Ponte sullo Stretto: il Paese sospeso mentre crescono le trincee
La Corte dei Conti contesta due direttive UE sul Ponte dello Stretto. Salvini rassicura, Bobbio attacca duramente. Analisi dello scontro istituzionale
Le obiezioni della Corte e la risposta misurata del Governo
Il progetto del Ponte sullo Stretto torna nell’occhio del ciclone. La Corte dei Conti segnala la violazione di due direttive europee, un rilievo tecnico che però pesa politicamente come un altolà.
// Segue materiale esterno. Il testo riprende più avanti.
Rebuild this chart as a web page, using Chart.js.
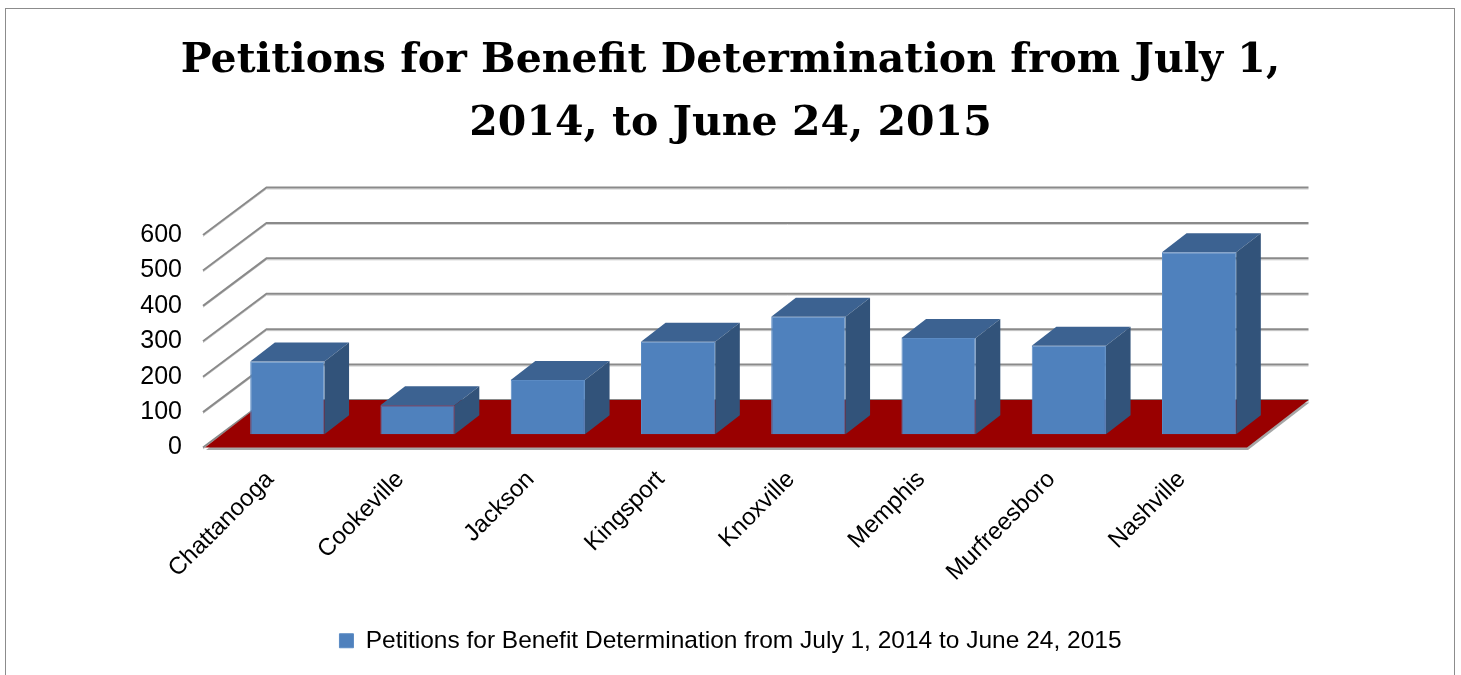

Matteo Salvini sceglie la linea della calma operativa, quella che punta a rassicurare più che a incendiare:
“Il Ponte sullo Stretto è un’opera che gli italiani aspettano da decenni, moderna, sostenibile e sicura. La Corte dei Conti ha fatto alcuni rilievi: ci prenderemo qualche mese in più, ma li supereremo rispondendo punto su punto, insieme a tecnici, avvocati e decine di professori, per dare agli italiani ciò che meritano. Il mio obiettivo è fare, non polemizzare: i miei pensieri me li tengo per me.”
Un tentativo di mettere distanza dalla polemica mentre si tiene stretto il timone dell’infrastruttura-simbolo del Governo.
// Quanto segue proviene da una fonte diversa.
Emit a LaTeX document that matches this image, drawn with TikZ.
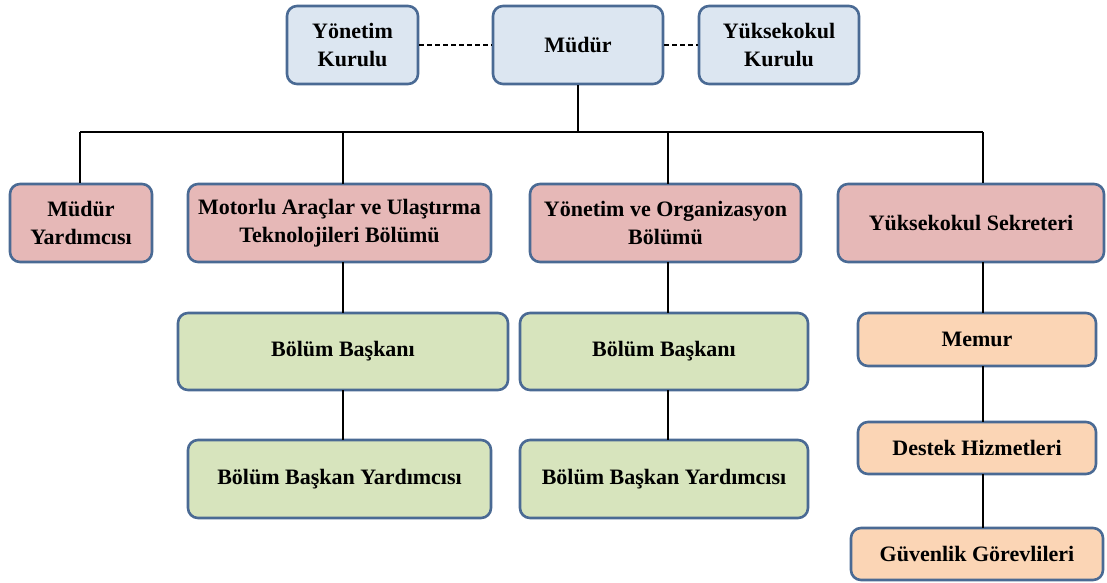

L’affondo di Bobbio e la miccia dello scontro istituzionale
La quiete apparente viene spazzata via da Luigi Bobbio, magistrato ed ex senatore, che rompe ogni filtro istituzionale con un j’accuse frontale:
“Quello che la Corte dei conti sta facendo per ostacolare il Governo nella realizzazione del ponte sullo stretto di Messina ha dell’incredibile. Il diniego del parere favorevole si fonda su due risibili, marginali e ridicole normette europee che in nulla attengono a quella che sarebbe la sola, vera competenza della magistratura contabile, ossia la verifica della regolarità contabile del progetto. È quindi palese che la Corte si sta muovendo in una logica politica che le dovrebbe essere estranea. Del resto, non è assolutamente concepibile che una scelta pienamente e legittimamente politica, quella di realizzare una infrastruttura di eccezionale importanza per la nazione e per il suo meridione, possa essere avversata, addirittura impedita, da un organo di giustizia.
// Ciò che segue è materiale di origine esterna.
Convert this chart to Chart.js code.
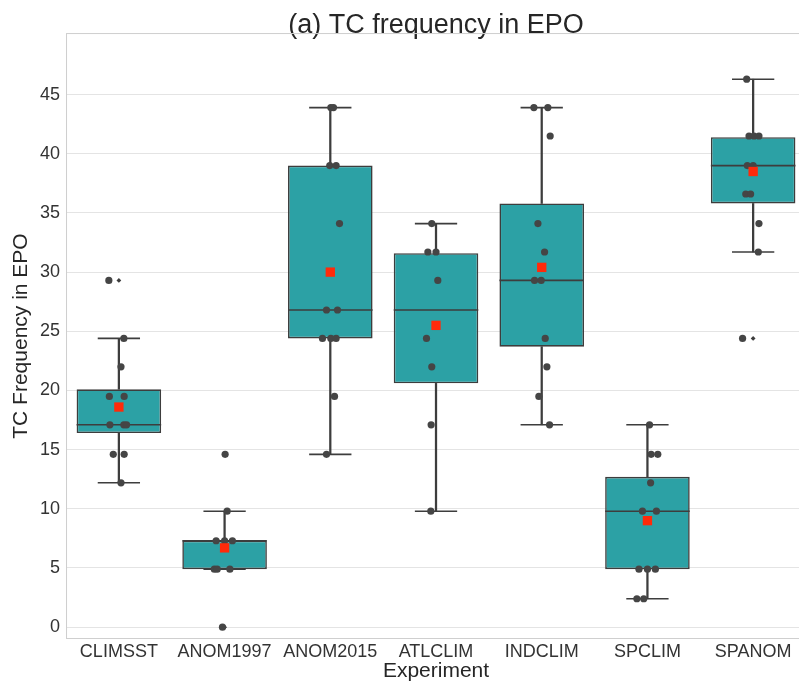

Ma questo ormai, è il malcostume costituzionale che strangola la nazione da decenni: le magistrature italiane si muovono e si determinano in una illegittima logica pienamente politica, di concorrenza e di contrasto con l’azione legittima sul piano costituzionale del governo e del Parlamento. Nella vicenda del ponte, peraltro, la posizione assunta dalla Corte dei conti non rileva tanto in sé quanto sul piano della minaccia per il futuro di aggredire il governo sul piano della responsabilità contabile una volta che il ponte, fregandosene il governo stesso di questo parere contrario, sia stato comunque realizzato. Ah, guarda caso, l’accanimento della Corte si è cominciato a delineare in contemporanea con il lavoro di revisione normativa della stessa Corte dei conti da parte di questo Governo.”
Così il Ponte smette di essere un dibattito tecnico e diventa un campo di tensione tra poteri, l’ennesimo capitolo di quel conflitto sotterraneo che periodicamente riaffiora e incendia il dibattito pubblico.
L’Italia che rimane sospesa
Il Ponte sullo Stretto avrebbe dovuto unire due sponde. Sta invece separando due visioni del potere: quella che reclama primato politico e quella che rivendica vigilanza tecnica.
E mentre le istituzioni si fronteggiano tra pareri, accuse e promesse, resta il Paese reale: quello che aspetta un’infrastruttura che non ha mai visto neanche in forma di cantiere.
Alla fine, lo scontro sul Ponte dice più dell’Italia che dell’opera. Ogni volta che si tenta di costruire qualcosa, c’è sempre un pezzo di Stato pronto a erigere un muro. E così il Paese resta lì, sospeso: senza ponte, con molte trincee.